We looked into the London Ambulance Service after receiving concerns from members of the public.
The London Ambulance Service (LAS) in the BHR area ( Barking & Dagenham Havering and Redbridge) currently has over 165 frontline staff across several shift patterns.
Although the cover varies across days of the week (based on historical/planning data), as an average there are:
- 15 early (6am-4pm) ambulances and 5 fast response cars,
- 6 late (2pm-10pm) ambulances and 2 fast response cars and
- 8 night (10pm-6am) ambulances and 3 fast response cars.
During our enquiry we found the following themes:
- There is a difference in views between the managers and the staff within the London Ambulance Service.

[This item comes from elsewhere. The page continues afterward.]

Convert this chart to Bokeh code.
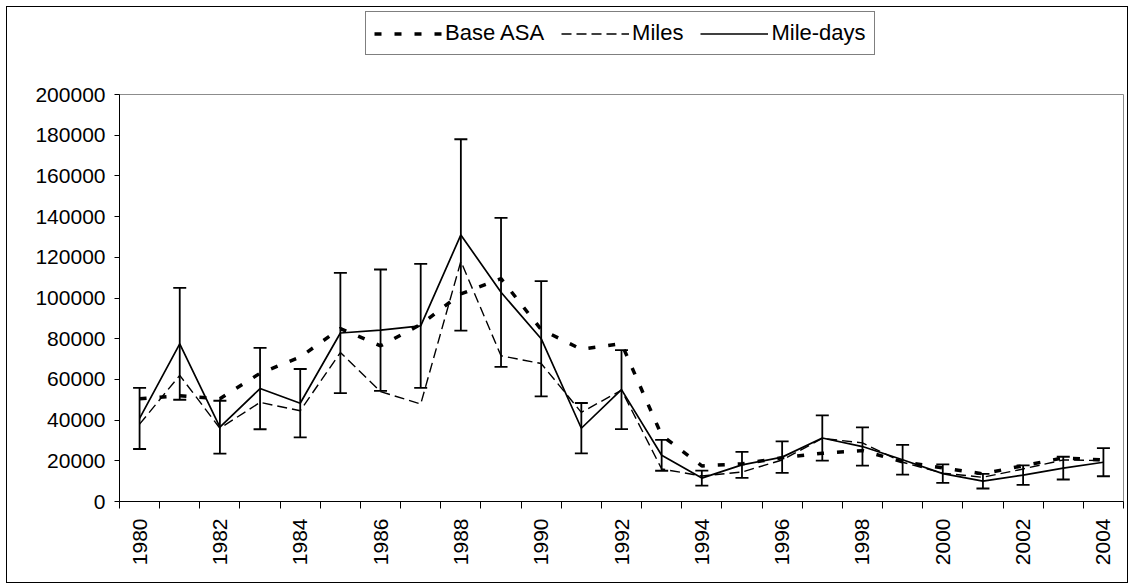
import math
from bokeh.plotting import figure
from bokeh.layouts import column
from bokeh.models import (ColumnDataSource, Whisker, TeeHead, Legend, LegendItem,
                          FixedTicker, PrintfTickFormatter, Range1d)
from bokeh.embed import file_html
from bokeh.resources import INLINE

years = list(range(1980, 2005))
base_asa = [50500, 52000, 50500, 63000, 71000, 85000, 76500, 87000, 102000, 109500,
            84500, 74800, 77600, 32500, 17500, 18500, 21500, 23700, 25000, 19500,
            16500, 13600, 17600, 21400, 20400]
miles = [38000, 62000, 36000, 48700, 44600, 73200, 54000, 47900, 118000, 71600,
         67800, 43800, 54700, 16000, 12500, 14500, 20400, 31000, 28800, 19300,
         13900, 11900, 16000, 20400, 20100]
mile_days = [40800, 77500, 36500, 55500, 48300, 82800, 84200, 86300, 131000, 102800,
             80000, 36000, 55000, 22700, 11500, 18000, 21800, 31200, 27000, 20500,
             13700, 10000, 13000, 16400, 19300]
md_err = [15000, 27500, 13000, 20000, 16800, 29500, 29800, 30500, 47000, 36600,
          28300, 12400, 19400, 7600, 3700, 6400, 7700, 11100, 9400, 7300,
          4500, 3600, 4800, 5600, 6900]
series_names = ["Base ASA", "Miles", "Mile-days"]
x_labels = [str(y) for y in years if y % 2 == 0]
y_ticks = list(range(0, 200001, 20000))

FONT = "Liberation Sans"
STYLES = [dict(line_color="black", line_width=3.5, line_dash="7 13"),
          dict(line_color="black", line_width=1.4, line_dash="10 5"),
          dict(line_color="black", line_width=1.7)]

src = ColumnDataSource(dict(
    x=years, base=base_asa, miles=miles, md=mile_days,
    upper=[m + e for m, e in zip(mile_days, md_err)],
    lower=[m - e for m, e in zip(mile_days, md_err)],
))

# ---- main chart ----
p = figure(width=1120, height=505, output_backend="svg", toolbar_location=None,
           x_range=Range1d(1979.5, 2004.5), y_range=Range1d(0, 200000),
           min_border_left=112, min_border_right=4, min_border_top=17,
           min_border_bottom=81)
p.background_fill_color = "white"
p.border_fill_color = "white"
p.outline_line_color = "#8c8c8c"
p.outline_line_width = 1
p.xgrid.visible = False
p.ygrid.visible = False

p.line("x", "base", source=src, **STYLES[0])
p.line("x", "miles", source=src, **STYLES[1])
p.line("x", "md", source=src, **STYLES[2])

wh = Whisker(source=src, base="x", upper="upper", lower="lower",
             line_color="black", line_width=1.8,
             upper_head=TeeHead(size=13, line_width=1.8, line_color="black"),
             lower_head=TeeHead(size=13, line_width=1.8, line_color="black"))
p.add_layout(wh)

even_years = [y for y in years if y % 2 == 0]
xa = p.xaxis[0]
xa.ticker = FixedTicker(ticks=even_years,
                        minor_ticks=[y - 0.5 for y in years] + [years[-1] + 0.5])
xa.major_label_overrides = {y: s for y, s in zip(even_years, x_labels)}
xa.major_tick_in = 0
xa.major_tick_out = 0
xa.minor_tick_in = 0
xa.minor_tick_out = 7
xa.minor_tick_line_color = "black"
xa.axis_line_color = "black"
xa.major_label_orientation = math.pi / 2
xa.major_label_standoff = 10
xa.major_label_text_font = FONT
xa.major_label_text_font_size = "21px"
xa.major_label_text_color = "black"

ya = p.yaxis[0]
ya.ticker = FixedTicker(ticks=y_ticks, minor_ticks=[])
ya.formatter = PrintfTickFormatter(format="%d")
ya.major_tick_in = 0
ya.major_tick_out = 5
ya.major_tick_line_color = "black"
ya.minor_tick_line_color = None
ya.axis_line_color = "black"
ya.major_label_standoff = 9
ya.major_label_text_font = FONT
ya.major_label_text_font_size = "21px"
ya.major_label_text_color = "black"

# ---- legend strip above the chart (series drawn off-range, only their legend shows) ----
lg = figure(width=1120, height=70, output_backend="svg", toolbar_location=None,
            x_range=Range1d(0, 1), y_range=Range1d(0, 1),
            x_axis_location=None, y_axis_location=None,
            min_border_left=0, min_border_right=0, min_border_top=0,
            min_border_bottom=0)
lg.outline_line_color = None
lg.xgrid.visible = False
lg.ygrid.visible = False
lg.background_fill_color = "white"
lg.border_fill_color = "white"
proxies = [lg.line("x", col, source=src, **st)
           for col, st in zip(["base", "miles", "md"], STYLES)]

legend = Legend(items=[LegendItem(label=n, renderers=[r])
                       for n, r in zip(series_names, proxies)],
                orientation="horizontal", location=(246, 22),
                border_line_color="black", border_line_width=1,
                background_fill_color="white", background_fill_alpha=1,
                label_text_font=FONT, label_text_font_size="22px",
                label_text_color="black",
                glyph_width=68, glyph_height=25, label_standoff=3,
                spacing=17, padding=8, margin=0)
lg.add_layout(legend)

layout = column(lg, p, spacing=0,
                styles={"margin-left": "7px", "margin-top": "7px",
                        "outline": "1px solid black"})

open("out.html", "w").write(file_html(layout, INLINE))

- The effectiveness of NHS 111 is disputed by staff. However, Healthwatch is not in a place to comment on the service as we were not given any official figures from the PELC.
- The general feeling is that the LAS service is good. A minority of people complain and when so, service users are generally unhappy with the waiting time. However, there seems to be a misunderstanding about what a life-threatening emergency really is.
- Barking and Dagenham has a growing population with high health needs.
- Transfer times from an ambulance to A&E are problematic at local hospitals and a cause of frustration for the staff.
Healthwatch Barking and Dagenham carried out a number of engagement sessions, in various public settings, with the local community. We asked for peoples’ views andopinions concerning proposals put forward by Barking & Dagenham Clinical Commissioning Group (CCG) about urgent care services and the closure of the walk-in service at Broad Street Medical Centre. The consultation period set by the CCG for their proposal ends on 21st May 2013.
We spoke to 200 people, the main themes of the findings are higlighted below:
- 85% of respondents said they would perfer to see their GP rather then access an urgent care service.
- Almost 70% of people said they did not want Broad Street walk-in service to be closed.
- There was fear and concern that sufficient alternative urgent care services would not be in place.
- Over 50% of respondents did not know of any other urgent care services apart from those at Broad Street walk-in centre.
- The report highlights that the public are unaware and confused about what urgent care is available and when it should be used.